Toplumların hayatında olduğu gibi bireylerin hayatında da derin krizler yaşanabilir. Eğer bu krizler iyi yönetilebilirse, bütün zamanlar için kötü sonuçlar doğurmaz, hatta nice iyiliklere ve güzelliklere vesile olabilir. Nasıl ki toplumların hayatında ortaya çıkan büyük krizler, büyük kurtarıcıların ortaya çıkmasına neden oluyorsa, bireylerin geçirdiği düşünce ve inanç krizleri de aynı şekilde kalıcı eserler vermenin sebebi olabilir. Nitekim ünlü İslam bilgini İmâm-ı Gazali’nin “Krizden Kurtuluş” isimli entelektüel hayatını kaleme aldığı eserinden, onun da bir düşünce krizi geçirdiğini öğreniyoruz. Gazali, derin tefekküre dayalı krizden kurtuluşunun neticesinde şu sonuçlara varmıştır:
“Acılar, nihai iyiliğimiz içindir.”
“Kötülükler, bazen kılık değiştirmiş iyiliklerdir.”
Bilindiği gibi çok zengin deneyimleri içeren bir tefekkür hayatımız vardır. İrfan tarihimizde, İmâm-ı Gazali’nin dile getirdiği ve insanda özgüven duygusunu oluşturan bu düşüncelerin örneklerini, daha pek çok gönül adamında bulabiliriz. Bunlardan birisi de Anadolu’nun manevi mimarlarından Yunus Emre’dir. O, insanın en zor zamanlarında, düşünce transferi yöntemiyle iç coşkuyu yeniden sağlamanın ve bu dengeyi korumanın şifrelerini “acıları bal eylemek” formülüyle verir.
İnsan hayatında, aşk ehline göre acı ve ıstırap gibi görülen şeyler, gerçekte, insanı olgunlaştırmanın araçlarıdır. Nitekim bir başka gönül mimarı olan Eşrefoğlu Rumi, “nefislerin arındırılması” adlı eserinde; “gökten bela kar gibi yağsa/ânın adına aşk denir” demek suretiyle, insanın kendisiyle barışık yaşamasının yollarını gösterir. Tarihsel süreçte yüreklerinde bu tatlı bahar havasını hep yaşatanlar, sonuçta, rüzgârı arkasına hep alanlar olmuştur.

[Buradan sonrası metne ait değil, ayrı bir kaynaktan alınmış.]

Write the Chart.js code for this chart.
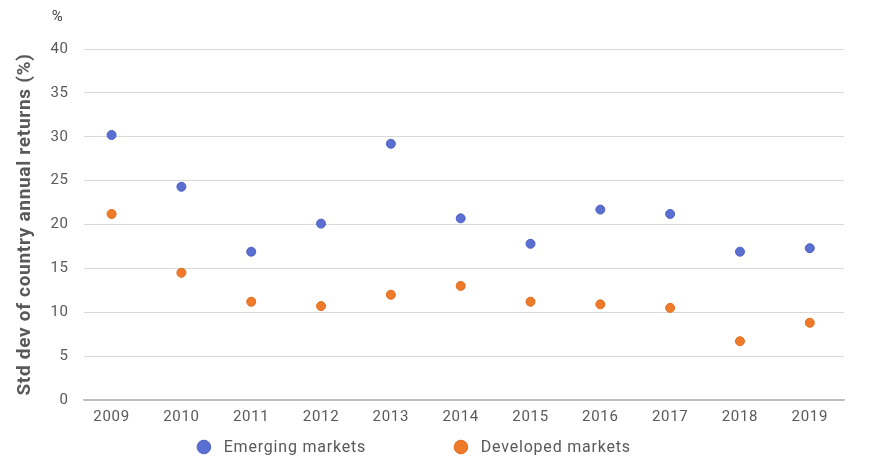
<!DOCTYPE html>
<html>
<head>
<meta charset="utf-8">
<script src="https://cdn.jsdelivr.net/npm/chart.js@4/dist/chart.umd.min.js"></script>
<style>
  html, body { margin: 0; padding: 0; background: #fff; }
  #wrap { width: 870px; height: 465px; }
</style>
</head>
<body>
<div id="wrap"><canvas id="stdChart"></canvas></div>
<script>
// Data
const years = [2009, 2010, 2011, 2012, 2013, 2014, 2015, 2016, 2017, 2018, 2019];
const emerging = [30.2, 24.3, 16.9, 20.1, 29.2, 20.7, 17.8, 21.7, 21.2, 16.9, 17.3];
const developed = [21.2, 14.5, 11.2, 10.7, 12.0, 13.0, 11.2, 10.9, 10.5, 6.7, 8.8];
const yTicks = [0, 5, 10, 15, 20, 25, 30, 35, 40];

const textColor = '#595959';
const fontFamily = 'Roboto, "Noto Sans", sans-serif';

// slightly spaced-out lettering, like the original
const spacing = {
  id: 'spacing',
  beforeDraw(chart) {
    if ('letterSpacing' in chart.ctx) chart.ctx.letterSpacing = '0.7px';
  }
};

// "%" unit label above the y tick labels
const unitLabel = {
  id: 'unitLabel',
  afterDraw(chart) {
    const ctx = chart.ctx;
    const y = chart.scales.y;
    ctx.save();
    ctx.font = '15px ' + fontFamily;
    ctx.fillStyle = '#404040';
    ctx.textAlign = 'center';
    ctx.textBaseline = 'middle';
    ctx.fillText('%', y.right - 26, 17);
    ctx.restore();
  }
};

// Bottom legend with wide gap between items (the built-in one pads vertically too)
const wideLegend = {
  id: 'wideLegend',
  afterDraw(chart) {
    const ctx = chart.ctx;
    const sets = chart.data.datasets;
    const r = 6.8, gapText = 13, gapItem = 88;
    ctx.save();
    ctx.font = '16px ' + fontFamily;
    if ('letterSpacing' in ctx) ctx.letterSpacing = '0.8px';
    const widths = sets.map(ds => r * 2 + gapText + ctx.measureText(ds.label).width);
    const total = widths.reduce((a, b) => a + b, 0) + gapItem * (sets.length - 1);
    let x = 414 - total / 2;
    const cy = 447;
    sets.forEach((ds, i) => {
      ctx.beginPath();
      ctx.arc(x + r, cy, r, 0, Math.PI * 2);
      ctx.fillStyle = ds.backgroundColor;
      ctx.fill();
      ctx.lineWidth = 1;
      ctx.strokeStyle = ds.borderColor;
      ctx.stroke();
      ctx.fillStyle = textColor;
      ctx.textAlign = 'left';
      ctx.textBaseline = 'middle';
      ctx.fillText(ds.label, x + r * 2 + gapText, cy + 1);
      x += widths[i] + gapItem;
    });
    ctx.restore();
  }
};

const toPoints = vals => years.map((yr, i) => ({ x: yr, y: vals[i] }));

const ctx = document.getElementById('stdChart').getContext('2d');
new Chart(ctx, {
  type: 'scatter',
  data: {
    datasets: [
      {
        label: 'Emerging markets',
        data: toPoints(emerging),
        backgroundColor: '#5b6fd1',
        borderColor: '#4d61c4',
        borderWidth: 1,
        pointRadius: 4.5
      },
      {
        label: 'Developed markets',
        data: toPoints(developed),
        backgroundColor: '#ee7a2a',
        borderColor: '#e06c1e',
        borderWidth: 1,
        pointRadius: 4.5
      }
    ]
  },
  options: {
    responsive: true,
    maintainAspectRatio: false,
    animation: false,
    layout: { padding: { top: 49, right: 26, left: 14, bottom: 39 } },
    scales: {
      x: {
        type: 'linear',
        min: 2008.6,
        max: 2019.49,
        afterBuildTicks: axis => { axis.ticks = years.map(v => ({ value: v })); },
        grid: { display: false },
        border: { color: '#bfbfbf', width: 1.5 },
        ticks: {
          color: textColor,
          font: { family: fontFamily, size: 15 },
          padding: 0,
          callback: v => String(v)
        }
      },
      y: {
        min: 0,
        max: 40,
        afterBuildTicks: axis => { axis.ticks = yTicks.map(v => ({ value: v })); },
        grid: {
          color: ctx => ctx.tick && ctx.tick.value === 0 ? '#bfbfbf' : '#d9d9d9',
          drawTicks: false
        },
        border: { display: false },
        ticks: {
          color: textColor,
          font: { family: fontFamily, size: 15 },
          padding: 15
        },
        title: {
          display: true,
          text: 'Std dev of country annual returns (%)',
          color: textColor,
          font: { family: fontFamily, size: 19, weight: 'bold' },
          padding: 0
        }
      }
    },
    plugins: {
      legend: { display: false },
      tooltip: { enabled: false }
    }
  },
  plugins: [spacing, unitLabel, wideLegend]
});
</script>
</body>
</html>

İrfan dünyamızın ünlü yıldızı Mevlânâ da “biz ayırmaya değil, birleştirmeye geldik,” demektedir. Sanırım Hz. Mevlânâ ve onun gibi erenlerin düşüncelerini evrensel kılan da bu bakış açısıdır. Eğer insanlar, aynı gönlü paylaşmıyorlarsa, aynı dili konuşsalar da onlar, asla birleştirme yanlısı olamazlar. Çünkü onların dili ayrımcıdır, birleştirici değil. Önce, içte, gönülde birlik olmalıdır. Bu birliktelik, dolaylı olarak zaten dıştaki, kalıpların, bedenlerin birlikteliğini beraberinde getirecektir. Kendi içinde ikilikler ve zıtlıklar yaşayan insanların dış dünyada birlik pozları sahtedir, yapmacıktır. Manada birlik olmazsa, surette birlik olmaz. Mana ve surette birliğin ilacı; maneviyat, ahlak ve metafizik gerçekliktir.
Eğer yaşadığımız dünyada yüzyıllar ötesinden seslenen Mevlana, Yunus Emre gibi barış elçilerinin farklılıkları varlık âlemindeki renkli vitraylar gibi görme dili, modern insanın gönül dünyasında ısıtıcı bir rol oynuyorsa, bunun köklerini, onların beslendiği manevi kaynaklarda aramalıyız. Çünkü onların mesajının özünde ayırma değil, birleştirme; nefret değil, insanı sevme; dışlamacılık değil hoşgörü; düşmanlık değil, merhamet; farklılıkları bir çatışma unsuru değil, birlikte yaşama zenginliği olarak görme ahlakı vardır.
Bizler birliğimizin ve dirliğimizin şifrelerini çok zengin olan kültür hayatımızda bulabiliriz. Yeter ki, önyargılı olmayalım ve birbirimize saygı eksenli tahammül göstermeyi özümseyelim.